Jonathan Schanzer, Senior Vice President for research at the Foundation for Defense of Democracies tweeted that Pompeo’s vow to “crush proxies” appeared to be a “commitment to a new approach to counterterrorism.” He added that this unwillingness to go after Shi’ite terror groups had been a blind spot of Washington policy in the past.
In the CIA, Pompeo had more tools to go after Iran’s proxies and the resources to gather intelligence on Iran’s activities. However, in the fall of 2017 the Trump administration did not appear to actually do anything in this regard. One could conclude that Pompeo took with him to the State Department the knowledge he gained at the CIA. The question is whether his speech will now mark a real strategy roll-out. Since last year there have been numerous false starts as the administration grasps for a policy.

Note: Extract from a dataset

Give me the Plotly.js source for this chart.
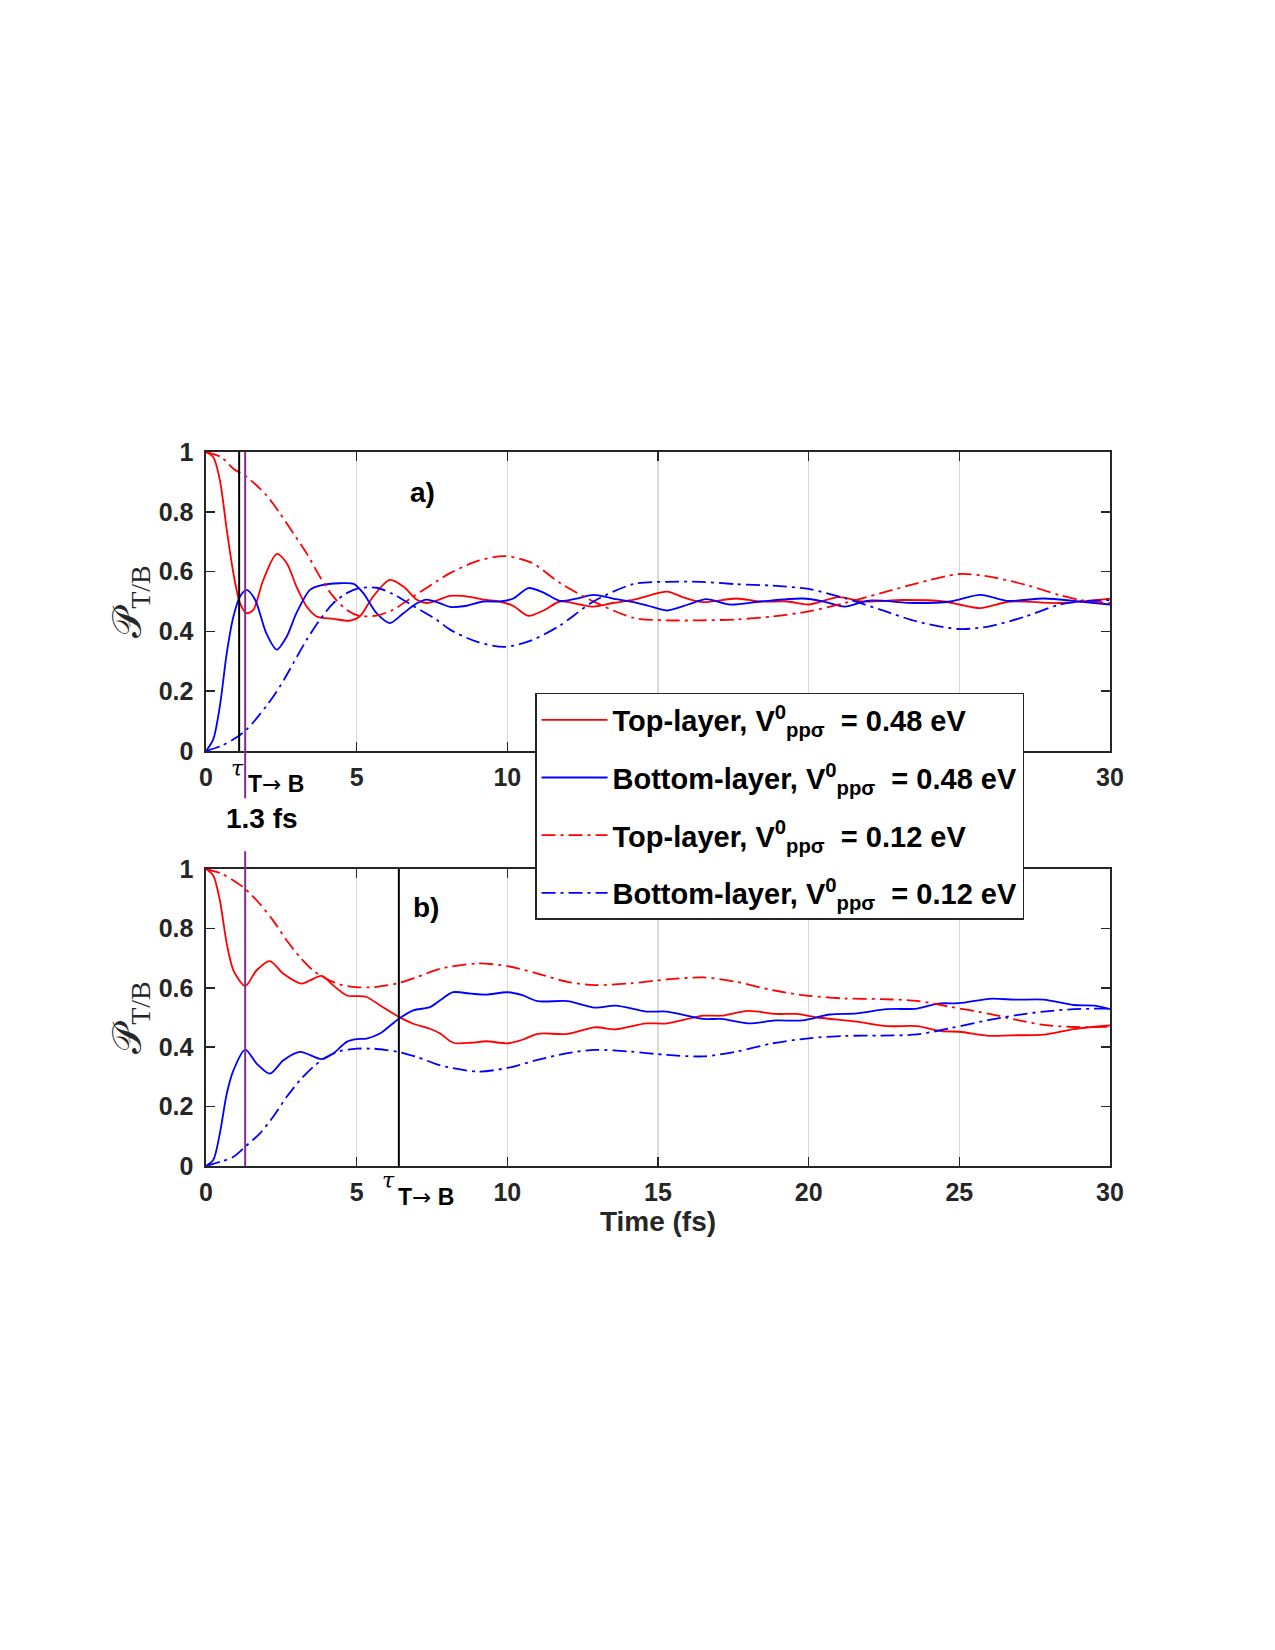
<!DOCTYPE html>
<html>
<head>
<meta charset="utf-8">
<script src="https://cdn.plot.ly/plotly-3.0.1.min.js"></script>
<style>html,body{margin:0;padding:0;background:#fff;}#chart{width:1275px;height:1650px;}</style>
</head>
<body>
<div id="chart"></div>
<script>
// ---------- Data ----------
// Panel a) — V0_ppσ = 0.48 eV (solid) and 0.12 eV (dash-dot)
const tA_top48 = [0,0.24,0.46,0.69,0.91,1.13,1.35,1.57,1.9,2.35,2.68,3.0,3.34,3.67,4.22,4.78,5.1,5.55,6.1,6.55,7.0,7.32,7.7,8.1,8.8,9.2,9.75,10.2,10.7,11.2,11.75,12.4,12.86,13.5,14.2,14.7,15.3,15.9,16.5,17.6,18.4,19.3,20.0,21.0,21.8,23.1,24.5,25.0,25.7,26.7,28.3,30];
const pA_top48 = [1.0,0.983,0.906,0.739,0.594,0.494,0.461,0.472,0.572,0.659,0.628,0.55,0.483,0.45,0.442,0.436,0.45,0.517,0.572,0.55,0.506,0.495,0.505,0.519,0.515,0.506,0.5,0.485,0.452,0.47,0.5,0.49,0.483,0.495,0.506,0.52,0.533,0.512,0.498,0.51,0.5,0.5,0.49,0.515,0.5,0.505,0.5,0.49,0.478,0.5,0.495,0.51];

const tA_bot48 = [0,0.24,0.46,0.69,0.91,1.13,1.35,1.63,2.0,2.35,2.68,3.0,3.45,3.78,4.45,4.9,5.22,5.66,6.1,6.55,7.0,7.32,7.77,8.1,8.6,9.2,9.75,10.2,10.7,11.2,11.75,12.3,12.86,13.5,14.2,14.7,15.3,16.0,16.6,17.4,18.4,19.8,20.5,21.2,22.0,23.5,24.7,25.7,26.6,27.8,29.0,30];
const pA_bot48 = [0,0.039,0.15,0.328,0.45,0.517,0.539,0.506,0.394,0.339,0.383,0.461,0.539,0.553,0.561,0.559,0.528,0.461,0.428,0.461,0.494,0.506,0.494,0.482,0.485,0.5,0.5,0.51,0.545,0.53,0.502,0.51,0.522,0.51,0.498,0.485,0.47,0.49,0.508,0.49,0.5,0.51,0.5,0.483,0.503,0.495,0.5,0.522,0.502,0.51,0.5,0.49];

const tA_12 = [0,0.5,0.91,1.35,2.0,2.46,2.9,3.34,3.78,4.22,4.67,5.1,5.66,6.2,6.88,7.65,8.1,9.0,9.9,10.8,11.75,12.86,14.2,15.3,16.4,17.6,18.8,20.0,21.2,22.4,23.6,25.0,26.0,27.2,28.3,29.0,30];
const pA_top12 = [1.0,0.983,0.944,0.917,0.856,0.794,0.728,0.661,0.583,0.517,0.472,0.452,0.453,0.472,0.517,0.567,0.595,0.635,0.652,0.63,0.562,0.5,0.445,0.437,0.437,0.44,0.45,0.467,0.495,0.528,0.561,0.592,0.583,0.556,0.522,0.505,0.495];
const pA_bot12 = [0,0.017,0.039,0.072,0.15,0.217,0.294,0.372,0.439,0.494,0.528,0.545,0.546,0.525,0.485,0.439,0.406,0.365,0.348,0.37,0.42,0.5,0.559,0.566,0.566,0.558,0.553,0.542,0.511,0.472,0.433,0.408,0.417,0.45,0.489,0.5,0.505];

// Panel b)
const tB_top48 = [0,0.24,0.46,0.69,0.91,1.3,1.68,2.12,2.57,3.17,3.45,3.84,4.22,4.67,5.0,5.33,5.77,6.4,6.88,7.43,7.77,8.2,8.8,9.3,10.0,10.5,11.0,12.0,12.9,13.6,14.6,15.3,16.5,17.1,18.0,18.9,19.6,20.3,21.6,22.6,23.6,24.4,25.0,26.0,26.7,27.8,28.8,30];
const pB_top48 = [1.0,0.978,0.894,0.748,0.659,0.606,0.659,0.69,0.647,0.614,0.625,0.64,0.608,0.574,0.572,0.569,0.541,0.502,0.479,0.462,0.446,0.415,0.415,0.42,0.413,0.425,0.445,0.445,0.467,0.46,0.48,0.48,0.506,0.506,0.522,0.512,0.512,0.5,0.486,0.471,0.471,0.454,0.452,0.438,0.44,0.442,0.461,0.473];

const tB_bot48 = [0,0.24,0.46,0.69,0.91,1.3,1.68,2.12,2.57,3.12,3.84,4.22,4.67,5.0,5.33,5.77,6.4,6.88,7.43,7.77,8.2,8.8,9.3,10.0,10.5,11.0,12.0,12.9,13.6,14.6,15.3,16.5,17.1,18.0,18.9,19.8,20.7,21.6,22.6,23.6,24.3,25.0,26.0,26.9,27.8,28.8,29.5,30];
const pB_bot48 = [0,0.02,0.11,0.244,0.322,0.392,0.345,0.311,0.356,0.384,0.36,0.379,0.418,0.427,0.429,0.446,0.496,0.524,0.535,0.558,0.585,0.58,0.577,0.585,0.575,0.555,0.555,0.533,0.54,0.52,0.52,0.495,0.495,0.48,0.49,0.49,0.51,0.514,0.528,0.53,0.547,0.548,0.563,0.56,0.56,0.542,0.54,0.528];

const tB_12 = [0,0.5,0.91,1.3,1.79,2.23,2.68,3.12,3.56,4.0,4.45,5.0,5.55,6.0,6.4,7.0,7.77,9.0,10.0,11.0,12.0,12.9,14.1,15.3,16.5,17.6,18.8,20.0,21.2,22.4,23.6,24.7,26.0,26.9,27.8,28.8,30];
const pB_top12 = [1.0,0.985,0.961,0.933,0.882,0.826,0.759,0.703,0.658,0.63,0.611,0.602,0.602,0.608,0.616,0.636,0.664,0.682,0.673,0.648,0.62,0.609,0.615,0.628,0.635,0.62,0.592,0.573,0.564,0.562,0.556,0.536,0.512,0.492,0.475,0.468,0.469];
const pB_bot12 = [0,0.015,0.031,0.065,0.11,0.166,0.233,0.289,0.334,0.367,0.387,0.395,0.395,0.39,0.384,0.367,0.339,0.318,0.33,0.357,0.38,0.391,0.385,0.374,0.369,0.385,0.413,0.43,0.438,0.439,0.443,0.464,0.492,0.508,0.52,0.528,0.53];

// Marker times (fs)
const tauA = 1.1;    // τ T→B, panel a
const mark13 = 1.3;  // 1.3 fs marker
const tauB = 6.4;    // τ T→B, panel b

const legendNames = [
  'Top-layer, V<sup>0</sup><sub>ppσ</sub>\u00a0 = 0.48 eV',
  'Bottom-layer, V<sup>0</sup><sub>ppσ</sub>\u00a0 = 0.48 eV',
  'Top-layer, V<sup>0</sup><sub>ppσ</sub>\u00a0 = 0.12 eV',
  'Bottom-layer, V<sup>0</sup><sub>ppσ</sub>\u00a0 = 0.12 eV'
];
const xTicks = [0,5,10,15,20,25,30];
const xTickTextA = ['0','5','10','','','','30'];   // 15–25 are hidden behind the legend in panel a
const xTickTextB = ['0','5','10','15','20','25','30'];
const yTicks = [0,0.2,0.4,0.6,0.8,1];
const yTickText = ['0','0.2','0.4','0.6','0.8','1'];

// ---------- Styling ----------
const RED = '#ff0000', BLUE = '#0000ff', PURPLE = '#7e2f8e', AX = '#262626';
const DASHDOT = '14px,5px,3px,5px';
const LW = 1.8;
const FONT = 'Liberation Sans, Arial, Helvetica, sans-serif';

function tr(x, y, color, dash, name, xa, ya, showlegend, group) {
  return {
    x: x, y: y, type: 'scatter', mode: 'lines', name: name,
    xaxis: xa, yaxis: ya, showlegend: showlegend, legendgroup: group,
    line: {color: color, width: LW, dash: dash, shape: 'spline', smoothing: 0.8},
    hoverinfo: 'skip'
  };
}

const data = [
  tr(tA_top48, pA_top48, RED, 'solid', legendNames[0], 'x', 'y', true, 'g1'),
  tr(tA_bot48, pA_bot48, BLUE, 'solid', legendNames[1], 'x', 'y', true, 'g2'),
  tr(tA_12, pA_top12, RED, DASHDOT, legendNames[2], 'x', 'y', true, 'g3'),
  tr(tA_12, pA_bot12, BLUE, DASHDOT, legendNames[3], 'x', 'y', true, 'g4'),
  tr(tB_top48, pB_top48, RED, 'solid', legendNames[0], 'x2', 'y2', false, 'g1'),
  tr(tB_bot48, pB_bot48, BLUE, 'solid', legendNames[1], 'x2', 'y2', false, 'g2'),
  tr(tB_12, pB_top12, RED, DASHDOT, legendNames[2], 'x2', 'y2', false, 'g3'),
  tr(tB_12, pB_bot12, BLUE, DASHDOT, legendNames[3], 'x2', 'y2', false, 'g4')
];

const tickFont = {family: FONT, size: 25, color: AX, weight: 'bold'};

function xAxis(anchor, ticktext, title) {
  const a = {
    anchor: anchor, domain: [0, 1], range: [0, 30], tickvals: xTicks, ticktext: ticktext,
    showgrid: true, gridcolor: '#dadada', gridwidth: 1.5,
    zeroline: false, showline: true, linecolor: AX, linewidth: 1.6,
    mirror: 'ticks', ticks: 'inside', ticklen: 9, tickwidth: 1.6, tickcolor: AX,
    tickfont: tickFont, ticklabelstandoff: 3, fixedrange: true
  };
  if (title) a.title = {text: title, font: {family: FONT, size: 28, color: AX, weight: 'bold'}, standoff: 2};
  return a;
}
function yAxis(anchor, domain) {
  return {
    anchor: anchor, domain: domain, range: [0, 1], tickvals: yTicks, ticktext: yTickText,
    showgrid: false, zeroline: false, showline: true, linecolor: AX, linewidth: 1.6,
    mirror: 'ticks', ticks: 'inside', ticklen: 9, tickwidth: 1.6, tickcolor: AX,
    tickfont: tickFont, ticklabelstandoff: 6, fixedrange: true,
    title: {text: '𝒫<sub>T/B</sub>', font: {family: 'Liberation Serif, DejaVu Serif, serif', size: 40, color: AX}, standoff: 4}
  };
}

const labelFont = {family: FONT, size: 28, color: '#000', weight: 'bold'};
const tauFont = {family: 'DejaVu Serif, Liberation Serif, serif', size: 22, color: '#000'};
const subFont = {family: FONT, size: 23, color: '#000', weight: 'bold'};
const arrowLabel = 'T<span style="font-family:DejaVu Sans;font-weight:normal">→</span> B';

function ann(text, xref, yref, x, y, font) {
  return {text: text, xref: xref, yref: yref, x: x, y: y, showarrow: false,
          xanchor: 'center', yanchor: 'middle', font: font};
}

const layout = {
  width: 1275, height: 1650,
  margin: {l: 206, r: 165, t: 452, b: 484},
  paper_bgcolor: '#fff', plot_bgcolor: '#fff',
  showlegend: true,
  xaxis: xAxis('y', xTickTextA, null),
  yaxis: yAxis('x', [0.5812, 1]),
  xaxis2: xAxis('y2', xTickTextB, 'Time (fs)'),
  yaxis2: yAxis('x2', [0, 0.416]),
  legend: {
    x: 0.364, y: 0.6625, xanchor: 'left', yanchor: 'top',
    bgcolor: '#fff', bordercolor: AX, borderwidth: 1.5,
    font: {family: FONT, size: 29, color: '#000', weight: 'bold'},
    tracegroupgap: 17, itemwidth: 66
  },
  shapes: [
    {type: 'line', xref: 'x', yref: 'y domain', x0: tauA, x1: tauA, y0: 0, y1: 1, line: {color: '#000', width: 2}},
    {type: 'line', xref: 'x', yref: 'y domain', x0: mark13, x1: mark13, y0: -0.158, y1: 1, line: {color: PURPLE, width: 2}},
    {type: 'line', xref: 'x2', yref: 'y2 domain', x0: mark13, x1: mark13, y0: 0, y1: 1.06, line: {color: PURPLE, width: 2}},
    {type: 'line', xref: 'x2', yref: 'y2 domain', x0: tauB, x1: tauB, y0: 0, y1: 1, line: {color: '#000', width: 2}}
  ],
  annotations: [
    ann('a)', 'x', 'y', 7.2, 0.863, labelFont),
    ann('b)', 'x2', 'y2', 7.3, 0.869, labelFont),
    ann('<i>τ</i>', 'x', 'y domain', 1.03, -0.057, tauFont),
    ann(arrowLabel, 'x', 'y domain', 2.32, -0.11, subFont),
    ann('1.3 fs', 'x', 'y domain', 1.86, -0.224, labelFont),
    ann('<i>τ</i>', 'x2', 'y2 domain', 6.04, -0.05, tauFont),
    ann(arrowLabel, 'x2', 'y2 domain', 7.3, -0.104, subFont)
  ]
};

Plotly.newPlot('chart', data, layout, {staticPlot: true, displayModeBar: false});
</script>
</body>
</html>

Important moves like the opening of the embassy in Jerusalem or scrapping the JCPOA can put down roots only with a full court press on policy. Pompeo in his Heritage speech rushed through a list of allies he hoped would come on board. Besides the “European friends,” he mentioned Bahrain, Australia, Egypt, India, Japan, Qatar, Japan, Kuwait, Jordan, Oman, Saudi Arabia, South Korea and the UAE. He was so rushed in naming these countries that listeners would have had to go back to the video tape to hear them all. One hopes that the policy roll out will be more clear and audible.